« Cher Voltaire » de Madame du Deffand (Correspondance)

deffand_madame.jpg« Cher Voltaire » de Madame du Deffand (correspondance) – édition de Isabelle et Jean-Louis Vissière

Réimpression (première édition : 1987).

Office 06/09/2007

Un magnifique épais livre rose (ma couleur préférée, vous aurez pu le deviner grâce au papier peint de mon blog… ) tout nouveau tout chaud (pas tant que ça niveau érotisme ! pas de fausse joie !) qui aurait pu s’appeler « Lettres d’une Marquise et d’un Philosophe »… Madame du Deffand, la fameuse égérie et épistolière, au salon prestigieux où s’élaborait la pensée des Lumières, était selon Gabriel Matzneff dans « Maîtres et Complices », l’un des écrivains préférés de Cioran.

Un fragment de cette correspondance :
Mme du Deffand : « Aimez-moi un peu ; c’est justice, vous aimant, je pense, tendrement. »
Voltaire : Tout ce que je puis faire […] c’est de vous aimer de tout mon coeur, comme j’ai fait pendant environ cinquante années. […]

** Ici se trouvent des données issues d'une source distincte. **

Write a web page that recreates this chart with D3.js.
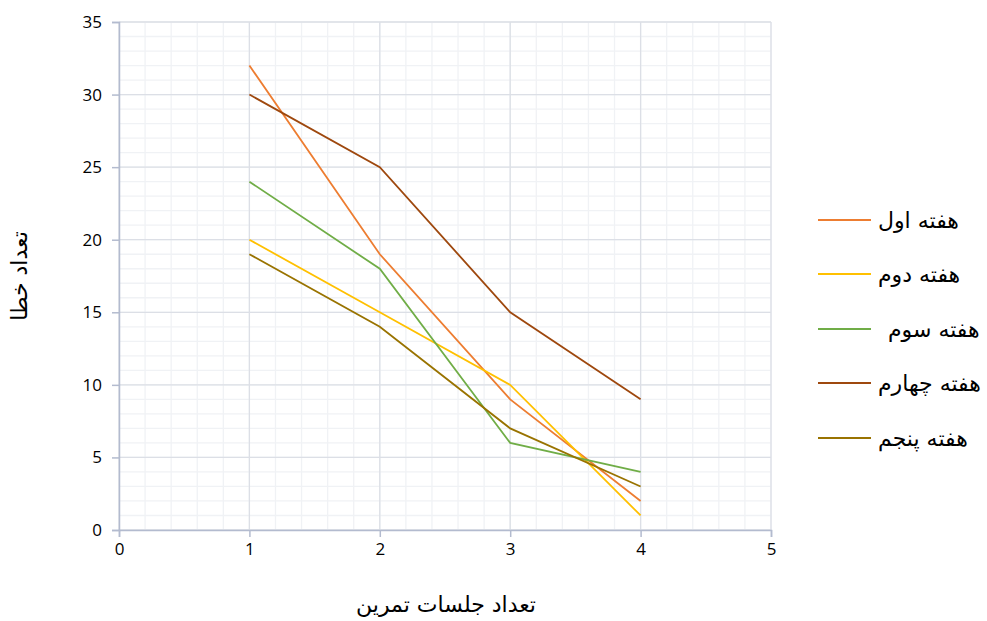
<!DOCTYPE html>
<html><head><meta charset="utf-8">
<script src="https://cdn.jsdelivr.net/npm/d3@7"></script>
<style>body{margin:0;background:#fff}</style>
</head><body><svg id="c" width="987" height="621"></svg>
<script>
const sessions = [1, 2, 3, 4];
const seriesNames = ["هفته اول", "هفته دوم", "هفته سوم", "هفته چهارم", "هفته پنجم"];
const week1 = [32, 19, 9, 2];
const week2 = [20, 15, 10, 1];
const week3 = [24, 18, 6, 4];
const week4 = [30, 25, 15, 9];
const week5 = [19, 14, 7, 3];
const colors = ["#ED7D31", "#FFC000", "#70AD47", "#9E480E", "#997300"];
const xTicks = [0, 1, 2, 3, 4, 5];
const yTicks = [0, 5, 10, 15, 20, 25, 30, 35];
const xTitle = "تعداد جلسات تمرین";
const yTitle = "تعداد خطا";

const series = [week1, week2, week3, week4, week5];
const svg = d3.select("#c");
const x = d3.scaleLinear().domain([0, 5]).range([119, 771]);
const y = d3.scaleLinear().domain([0, 35]).range([530, 22]);

const g = svg.append("g");
// minor grid
d3.range(0, 5.0001, 0.2).forEach(v => {
  g.append("line").attr("x1", x(v)).attr("x2", x(v)).attr("y1", y(0)).attr("y2", y(35))
    .attr("stroke", "#f0f2f5").attr("stroke-width", 1.3);
});
d3.range(0, 35.0001, 1).forEach(v => {
  g.append("line").attr("x1", x(0)).attr("x2", x(5)).attr("y1", y(v)).attr("y2", y(v))
    .attr("stroke", "#f0f2f5").attr("stroke-width", 1.3);
});
// major grid
xTicks.forEach(v => {
  g.append("line").attr("x1", x(v)).attr("x2", x(v)).attr("y1", y(0)).attr("y2", y(35))
    .attr("stroke", "#dcdfe6").attr("stroke-width", 1.3);
});
yTicks.forEach(v => {
  g.append("line").attr("x1", x(0)).attr("x2", x(5)).attr("y1", y(v)).attr("y2", y(v))
    .attr("stroke", "#dcdfe6").attr("stroke-width", 1.3);
});

// axes
const axisColor = "#b3bbcf";
const xa = svg.append("g").attr("transform", `translate(0,${y(0)})`)
  .call(d3.axisBottom(x).tickValues(xTicks).tickSize(7).tickPadding(6).tickFormat(d3.format("d")));
const ya = svg.append("g").attr("transform", `translate(${x(0)},0)`)
  .call(d3.axisLeft(y).tickValues(yTicks).tickSize(7).tickPadding(10).tickFormat(d3.format("d")));
[xa, ya].forEach(a => {
  a.select(".domain").attr("stroke", axisColor).attr("stroke-width", 1.5);
  a.selectAll(".tick line").attr("stroke", axisColor).attr("stroke-width", 1.5);
  a.selectAll(".tick text").attr("fill", "#000").attr("font-size", 17)
    .attr("font-family", "'Open Sans', 'Liberation Sans', sans-serif");
});

// lines
const line = d3.line().x((d, i) => x(sessions[i])).y(d => y(d));
series.forEach((s, k) => {
  svg.append("path").datum(s).attr("d", line).attr("fill", "none")
    .attr("stroke", colors[k]).attr("stroke-width", 1.8);
});

// legend
const legY = [220, 274, 329, 383, 438];
seriesNames.forEach((n, k) => {
  svg.append("line").attr("x1", 818).attr("x2", 871).attr("y1", legY[k]).attr("y2", legY[k])
    .attr("stroke", colors[k]).attr("stroke-width", 1.8);
  svg.append("text").attr("x", k === 2 ? 888 : 878).attr("y", legY[k] + 8)
    .attr("font-family", "'DejaVu Serif', 'DejaVu Sans', serif").attr("font-size", 22)
    .attr("fill", "#000").text(n);
});

// titles
svg.append("text").attr("x", 446).attr("y", 612).attr("text-anchor", "middle")
  .attr("font-family", "'DejaVu Sans', sans-serif").attr("font-size", 22).text(xTitle);
svg.append("text").attr("transform", "translate(27,276) rotate(-90)").attr("text-anchor", "middle")
  .attr("font-family", "'DejaVu Sans', sans-serif").attr("font-size", 22).text(yTitle);
</script></body></html>
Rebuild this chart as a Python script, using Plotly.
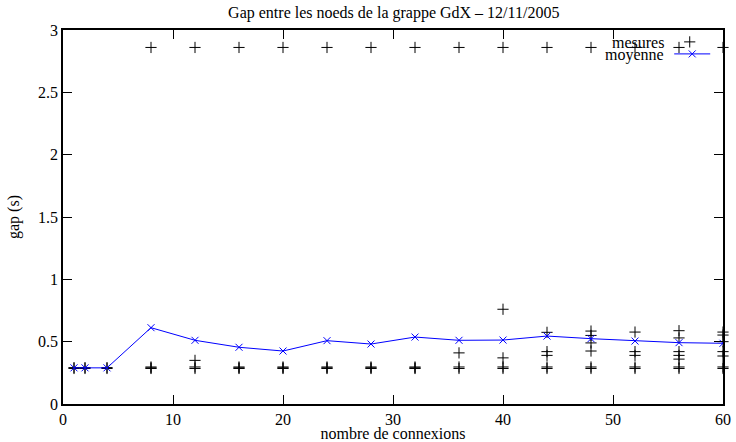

Mme du Deffand (1696 ou 97-1780) est connue comme l’une des femmes les plus spirituelles du Siècle des Lumières. Contemporaine des philosophes, amie de Voltaire qui est l’un de ses favoris, son salon réunit les esprits les plus éclairés de Paris. Parallèlement à cette vie mondaine, elle entretient une vaste correspondance avec ses amis les plus chers.

La première édition de ce livre, en 1987, réunit pour la première fois les lettres qu’échangèrent de 1759 à 1778 la marquise du Deffand et Voltaire, ces amis de longue date, ces deux grandes figures du scepticisme et de la liberté d’esprit.

Cette correspondance commence alors que les deux épistoliers ont dépassé la soixantaine ; elle prend fin avec la mort de Voltaire. Tandis que Voltaire affirme : « je suis mort au monde », sa correspondante lui répond : « je ne le suis pas encore ; il est vrai qu’il ne s’en faut de guère ».
Mais ces épistoliers d’exception plaisantent de tout, même de la vieillesse et de la mort, avec une grande élégance : la vivacité et la fantaisie de leur écriture ne cessent de démentir le pessimisme de leurs propos.

Le premier intérêt de ces lettres est bien sûr de restituer pour nous la vie quotidienne de ces deux grands personnages. Elles fournissent par ailleurs un témoignage irremplaçable sur la genèse et la diffusion de l’œuvre voltairienne : en effet, Mme du Deffand exige de recevoir en avant-première toutes les productions voltairiennes, qu’elle lit ensuite en suite en public, qu’elle fait circuler autour d’elle… Enfin, c’est toute la vie littéraire, politique et philosophique d’un quart de siècle qui défile sous nos yeux. Affinités et hostilités, querelles entre écrivains (notamment, la fameuse « guerre encyclopédique »), portraits, plus ou moins élogieux ou satiriques, des grandes figures de l’époque.

Cette correspondance est le fruit d’une admiration réciproque, et même d’une véritable complicité, telle que leurs lettres en viennent à se ressembler : deux styles qui se ressemblent, des convictions partagées, mais aussi les mêmes doutes, les mêmes interrogations, parfois la même mélancolie.

Cette édition, réalisée par Isabelle et Jean-Louis Vissière, spécialistes du Siècle des Lumières, est une édition d’une grande qualité : une large présentation introduit les lettres, et un appareil de notes d’une grande clarté permet d’éclairer toutes les allusions implicites des deux épistoliers.